__Records to use__
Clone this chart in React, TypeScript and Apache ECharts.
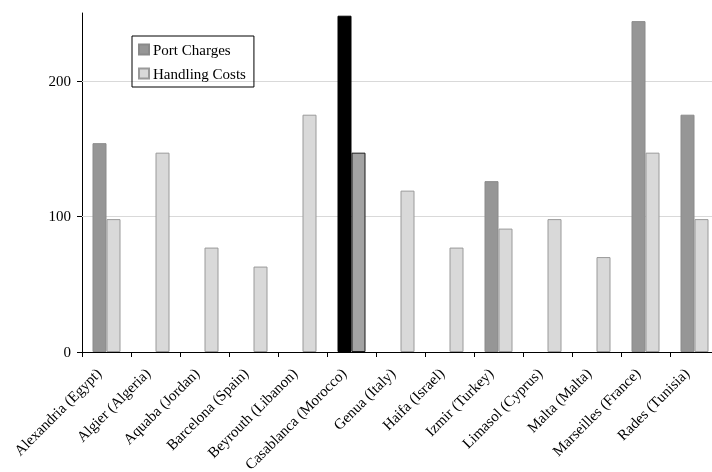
import React, { useEffect, useRef } from "react";
import * as echarts from "echarts";

const categories = [
  "Alexandria (Egypt)",
  "Algier (Algeria)",
  "Aquaba (Jordan)",
  "Barcelona (Spain)",
  "Beyrouth (Libanon)",
  "Casablanca (Morocco)",
  "Genua (Italy)",
  "Haifa (Israel)",
  "Izmir (Turkey)",
  "Limasol (Cyprus)",
  "Malta (Malta)",
  "Marseilles (France)",
  "Rades (Tunisia)",
];
const portCharges: (number | null)[] = [154, null, null, null, null, 248, null, null, 126, null, null, 244, 175];
const handlingCosts: number[] = [98, 147, 77, 63, 175, 147, 119, 77, 91, 98, 70, 147, 98];
const gridValues = [100, 200];
const highlightIndex = 5;

const FONT = "'Liberation Serif', 'Times New Roman', serif";

export default function App() {
  const ref = useRef<HTMLDivElement>(null);
  useEffect(() => {
    if (!ref.current) return;
    const chart = echarts.init(ref.current, null, { renderer: "svg" });
    const portData = portCharges.map((v, i) =>
      i === highlightIndex
        ? { value: v, itemStyle: { color: "#000000", borderColor: "#000000" } }
        : v
    );
    const handlingData = handlingCosts.map((v, i) =>
      i === highlightIndex
        ? { value: v, itemStyle: { color: "#a3a3a3", borderColor: "#1a1a1a" } }
        : v
    );
    chart.setOption({
      animation: false,
      textStyle: { fontFamily: FONT },
      grid: { left: 82, top: 13, width: 637, height: 339, containLabel: false, outerBoundsMode: "none" },
      legend: {
        orient: "vertical",
        left: 132,
        top: 36,
        padding: [6, 8, 6, 6],
        itemGap: 9,
        itemWidth: 10,
        itemHeight: 10,
        borderColor: "#000",
        borderWidth: 1,
        icon: "rect",
        textStyle: { fontFamily: FONT, fontSize: 15, color: "#000", padding: [0, 0, 0, -1] },
        data: ["Port Charges", "Handling Costs"],
      },
      xAxis: {
        type: "category",
        data: categories,
        boundaryGap: true,
        axisLine: { lineStyle: { color: "#000", width: 1 } },
        axisTick: { show: true, length: 5, lineStyle: { color: "#000" } },
        axisLabel: {
          rotate: 45,
          interval: 0,
          fontFamily: FONT,
          fontSize: 15,
          color: "#000",
          margin: 11,
          padding: [0, 11, 0, 0],
        },
      },
      yAxis: {
        type: "value",
        min: 0,
        max: 250,
        interval: 100,
        axisLine: { show: true, lineStyle: { color: "#000", width: 1 } },
        axisTick: { show: true, length: 5, lineStyle: { color: "#000" } },
        splitLine: { show: false },
        axisLabel: {
          fontFamily: FONT,
          fontSize: 15,
          color: "#000",
          margin: 11,
          showMaxLabel: false,
          formatter: (v: number) => (v % 100 === 0 ? String(v) : ""),
        },
      },
      series: [
        {
          name: "Port Charges",
          type: "bar",
          data: portData,
          barWidth: 14,
          barGap: "0%",
          z: 3,
          itemStyle: { color: "#969696", borderColor: "#8a8a8a", borderWidth: 1 },
        },
        {
          name: "Handling Costs",
          type: "bar",
          data: handlingData,
          barWidth: 14,
          barGap: "0%",
          z: 3,
          itemStyle: { color: "#d9d9d9", borderColor: "#9a9a9a", borderWidth: 1 },
          markLine: {
            silent: true,
            z: 1,
            symbol: "none",
            label: { show: false },
            lineStyle: { color: "#d9d9d9", type: "solid", width: 1 },
            data: gridValues.map((v) => ({ yAxis: v })),
          },
        },
      ],
    });
    return () => chart.dispose();
  }, []);
  return (
    <div
      ref={ref}
      style={{ position: "fixed", left: 0, top: 0, width: 712, height: 472 }}
    />
  );
}
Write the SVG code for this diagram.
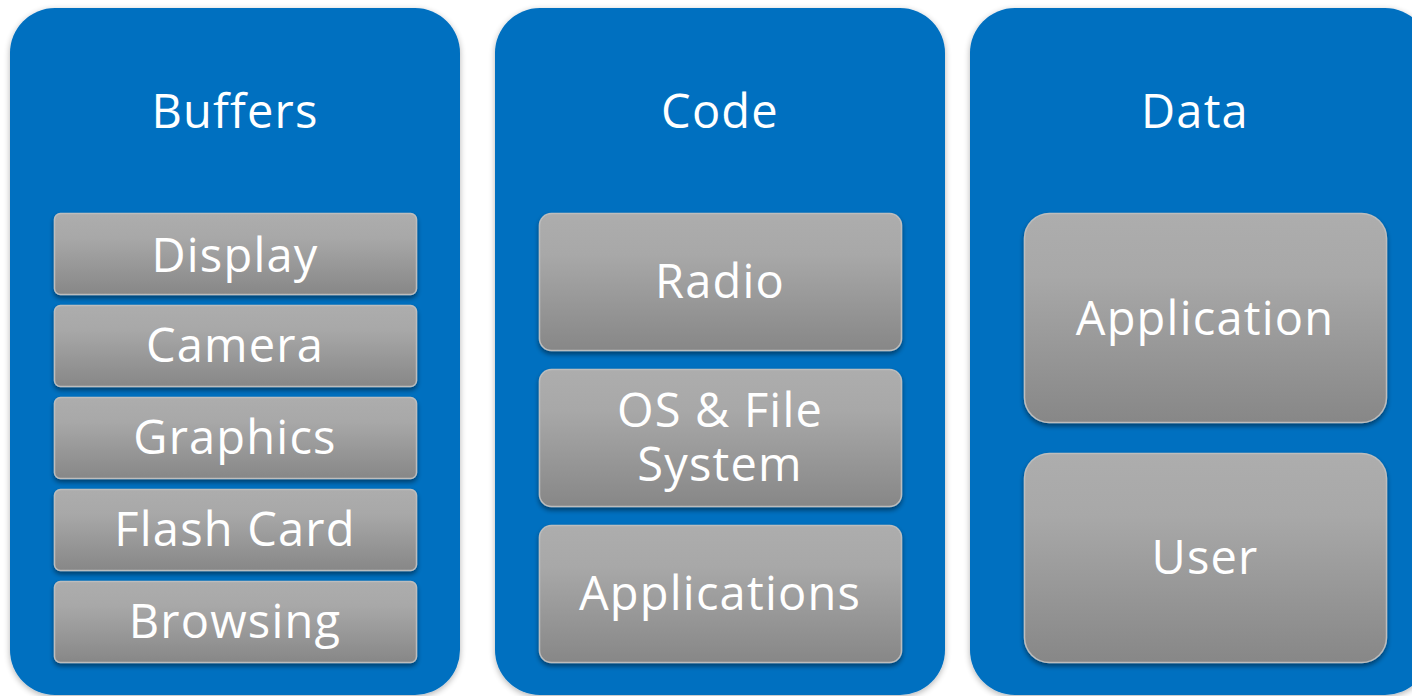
<svg xmlns="http://www.w3.org/2000/svg" width="1412" height="696" viewBox="0 0 1412 696">
<defs>
<linearGradient id="g" x1="0" y1="0" x2="0" y2="1">
<stop offset="0" stop-color="#adadad"/>
<stop offset="0.3" stop-color="#a8a8a8"/>
<stop offset="1" stop-color="#878787"/>
</linearGradient>
<filter id="ps" x="-5%" y="-5%" width="110%" height="110%">
<feGaussianBlur in="SourceAlpha" stdDeviation="3"/>
<feOffset dx="0" dy="2" result="b"/>
<feComponentTransfer><feFuncA type="linear" slope="0.3"/></feComponentTransfer>
<feMerge><feMergeNode/><feMergeNode in="SourceGraphic"/></feMerge>
</filter>
<filter id="is" x="-5%" y="-10%" width="110%" height="125%">
<feGaussianBlur in="SourceAlpha" stdDeviation="2.5"/>
<feOffset dx="0" dy="3" result="b"/>
<feComponentTransfer><feFuncA type="linear" slope="0.45"/></feComponentTransfer>
<feMerge><feMergeNode/><feMergeNode in="SourceGraphic"/></feMerge>
</filter>
</defs>
<style>
.panel{fill:#0070c0;filter:url(#ps)}
.item{fill:url(#g);stroke:#bdbdbd;stroke-width:1.5;filter:url(#is)}
text{font-family:"Open Sans","Liberation Sans",sans-serif;font-size:47px;letter-spacing:1.2px;fill:#ffffff;text-anchor:middle}
</style>
<rect width="1412" height="696" fill="#ffffff"/>
<g id="buffers">
<rect class="panel" x="10" y="8" width="450" height="687" rx="45"/>
<text x="235" y="128">Buffers</text>
</g>
<g id="display"><rect class="item" x="54.5" y="213.5" width="362" height="81" rx="6"/><text x="235" y="272">Display</text></g>
<g id="camera"><rect class="item" x="54.5" y="305.5" width="362" height="81" rx="6"/><text x="235" y="362">Camera</text></g>
<g id="graphics"><rect class="item" x="54.5" y="397.5" width="362" height="81" rx="6"/><text x="235" y="454">Graphics</text></g>
<g id="flashcard"><rect class="item" x="54.5" y="489.5" width="362" height="81" rx="6"/><text x="235" y="546">Flash Card</text></g>
<g id="browsing"><rect class="item" x="54.5" y="581.5" width="362" height="81" rx="6"/><text x="235" y="638">Browsing</text></g>
<g id="code">
<rect class="panel" x="495" y="8" width="450" height="687" rx="45"/>
<text x="720" y="128">Code</text>
</g>
<g id="radio"><rect class="item" x="539.5" y="213.5" width="362" height="137" rx="12"/><text x="720" y="298">Radio</text></g>
<g id="osfs"><rect class="item" x="539.5" y="369.5" width="362" height="137" rx="12"/><text x="720" y="427">OS &amp; File</text><text x="720" y="481">System</text></g>
<g id="applications"><rect class="item" x="539.5" y="525.5" width="362" height="137" rx="12"/><text x="720" y="610">Applications</text></g>
<g id="data">
<rect class="panel" x="970" y="8" width="460" height="687" rx="45"/>
<text x="1195" y="128">Data</text>
</g>
<g id="application"><rect class="item" x="1024.5" y="213.5" width="362" height="209" rx="25"/><text x="1205" y="335">Application</text></g>
<g id="user"><rect class="item" x="1024.5" y="453.5" width="362" height="209" rx="25"/><text x="1205" y="574">User</text></g>
<g id="connectors"></g>
</svg>
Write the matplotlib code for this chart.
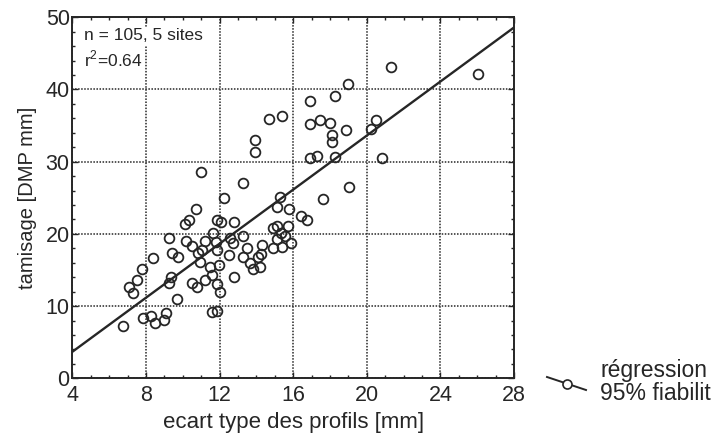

__Prompt__
Pull every line containing "React" out of the records.

__Correct result__
Clone this chart in React, TypeScript and Apache ECharts.
import React, { useEffect, useRef } from "react";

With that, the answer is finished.